OBJECTIVE:
Transcribe each line of the material as it is, and drop any picture.

SUPPLIED MATERIAL:
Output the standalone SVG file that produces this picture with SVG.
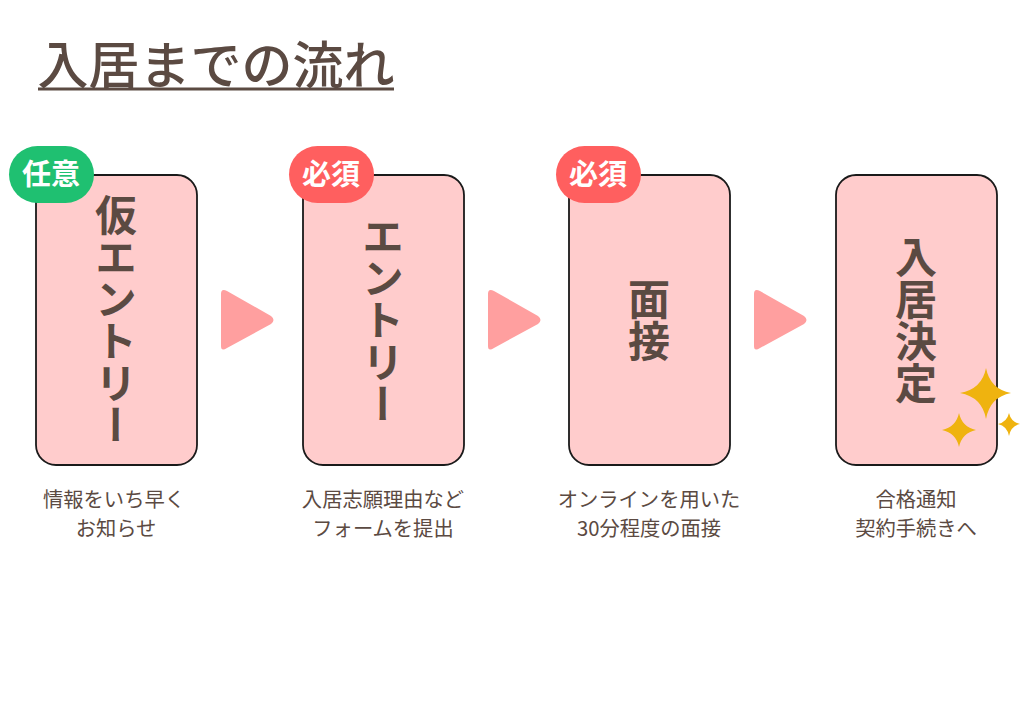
<svg xmlns="http://www.w3.org/2000/svg" width="1024" height="726" viewBox="0 0 1024 726">
<style>
text{font-family:"Noto Sans CJK JP","Noto Sans",sans-serif;fill:#5b4a42;text-anchor:middle}
.card{fill:#ffcccc;stroke:#1a1a1a;stroke-width:1.8}
.big{font-size:42px;font-weight:700;writing-mode:vertical-rl;text-orientation:upright}
.cap{font-size:20.300px;font-weight:400}
.badge{font-size:29px;font-weight:700;fill:#fff}
.arrow{fill:#ff9f9f}
.star{fill:#efb30f}
</style>
<rect width="1024" height="726" fill="#fff"/>
<g id="title"><text x="216" y="84" font-size="51" font-weight="500">入居までの流れ</text><rect x="38" y="87.500" width="356" height="3" fill="#5b4a42"/></g>
<g id="connectors">
<path class="arrow" d="M221 294Q221 288 227 291L271 316Q276 320 271 324L227 348Q221 352 221 346Z"/>
<path class="arrow" d="M488 294Q488 288 494 291L538 316Q543 320 538 324L494 348Q488 352 488 346Z"/>
<path class="arrow" d="M754 294Q754 288 760 291L804 316Q809 320 804 324L760 348Q754 352 754 346Z"/>
</g>
<g id="node1"><rect class="card" x="36" y="175" width="161" height="290" rx="20"/><text class="big" x="116" y="320">仮エントリー</text><rect x="9" y="146" width="85" height="57" rx="28.500" fill="#1fc071"/><text class="badge" x="51" y="185">任意</text></g>
<g id="node2"><rect class="card" x="303" y="175" width="161" height="290" rx="20"/><text class="big" x="383" y="320">エントリー</text><rect x="289" y="146" width="85" height="57" rx="28.500" fill="#ff5f5f"/><text class="badge" x="331" y="185">必須</text></g>
<g id="node3"><rect class="card" x="569" y="175" width="161" height="290" rx="20"/><text class="big" x="649" y="320">面接</text><rect x="556" y="146" width="85" height="57" rx="28.500" fill="#ff5f5f"/><text class="badge" x="598" y="185">必須</text></g>
<g id="node4"><rect class="card" x="836" y="175" width="161" height="290" rx="20"/><text class="big" x="916" y="320">入居決定</text>
<path class="star" d="M986 368Q990 389 1011 393Q990 397 986 419Q982 397 960 393Q982 389 986 368Z"/>
<path class="star" d="M959 413Q962 427 976 430Q962 433 959 447Q956 433 942 430Q956 427 959 413Z"/>
<path class="star" d="M1009 413Q1011 422 1020 424Q1011 426 1009 436Q1007 426 998 424Q1007 422 1009 413Z"/></g>
<g id="captions">
<text class="cap" x="114" y="507">情報をいち早く</text><text class="cap" x="116" y="536">お知らせ</text>
<text class="cap" x="383" y="507">入居志願理由など</text><text class="cap" x="383" y="536">フォームを提出</text>
<text class="cap" x="649" y="507">オンラインを用いた</text><text class="cap" x="649" y="536">30分程度の面接</text>
<text class="cap" x="916" y="507">合格通知</text><text class="cap" x="916" y="536">契約手続きへ</text>
</g>
</svg>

CORRECT RESULT:
Output the standalone SVG file that produces this picture with SVG.
<svg xmlns="http://www.w3.org/2000/svg" width="1024" height="726" viewBox="0 0 1024 726">
<style>
text{font-family:"Noto Sans CJK JP","Noto Sans",sans-serif;fill:#5b4a42;text-anchor:middle}
.card{fill:#ffcccc;stroke:#1a1a1a;stroke-width:1.8}
.big{font-size:42px;font-weight:700;writing-mode:vertical-rl;text-orientation:upright}
.cap{font-size:20.300px;font-weight:400}
.badge{font-size:29px;font-weight:700;fill:#fff}
.arrow{fill:#ff9f9f}
.star{fill:#efb30f}
</style>
<rect width="1024" height="726" fill="#fff"/>
<g id="title"><text x="216" y="84" font-size="51" font-weight="500">入居までの流れ</text><rect x="38" y="87.500" width="356" height="3" fill="#5b4a42"/></g>
<g id="connectors">
<path class="arrow" d="M221 294Q221 288 227 291L271 316Q276 320 271 324L227 348Q221 352 221 346Z"/>
<path class="arrow" d="M488 294Q488 288 494 291L538 316Q543 320 538 324L494 348Q488 352 488 346Z"/>
<path class="arrow" d="M754 294Q754 288 760 291L804 316Q809 320 804 324L760 348Q754 352 754 346Z"/>
</g>
<g id="node1"><rect class="card" x="36" y="175" width="161" height="290" rx="20"/><text class="big" x="116" y="320">仮エントリー</text><rect x="9" y="146" width="85" height="57" rx="28.500" fill="#1fc071"/><text class="badge" x="51" y="185">任意</text></g>
<g id="node2"><rect class="card" x="303" y="175" width="161" height="290" rx="20"/><text class="big" x="383" y="320">エントリー</text><rect x="289" y="146" width="85" height="57" rx="28.500" fill="#ff5f5f"/><text class="badge" x="331" y="185">必須</text></g>
<g id="node3"><rect class="card" x="569" y="175" width="161" height="290" rx="20"/><text class="big" x="649" y="320">面接</text><rect x="556" y="146" width="85" height="57" rx="28.500" fill="#ff5f5f"/><text class="badge" x="598" y="185">必須</text></g>
<g id="node4"><rect class="card" x="836" y="175" width="161" height="290" rx="20"/><text class="big" x="916" y="320">入居決定</text>
<path class="star" d="M986 368Q990 389 1011 393Q990 397 986 419Q982 397 960 393Q982 389 986 368Z"/>
<path class="star" d="M959 413Q962 427 976 430Q962 433 959 447Q956 433 942 430Q956 427 959 413Z"/>
<path class="star" d="M1009 413Q1011 422 1020 424Q1011 426 1009 436Q1007 426 998 424Q1007 422 1009 413Z"/></g>
<g id="captions">
<text class="cap" x="114" y="507">情報をいち早く</text><text class="cap" x="116" y="536">お知らせ</text>
<text class="cap" x="383" y="507">入居志願理由など</text><text class="cap" x="383" y="536">フォームを提出</text>
<text class="cap" x="649" y="507">オンラインを用いた</text><text class="cap" x="649" y="536">30分程度の面接</text>
<text class="cap" x="916" y="507">合格通知</text><text class="cap" x="916" y="536">契約手続きへ</text>
</g>
</svg>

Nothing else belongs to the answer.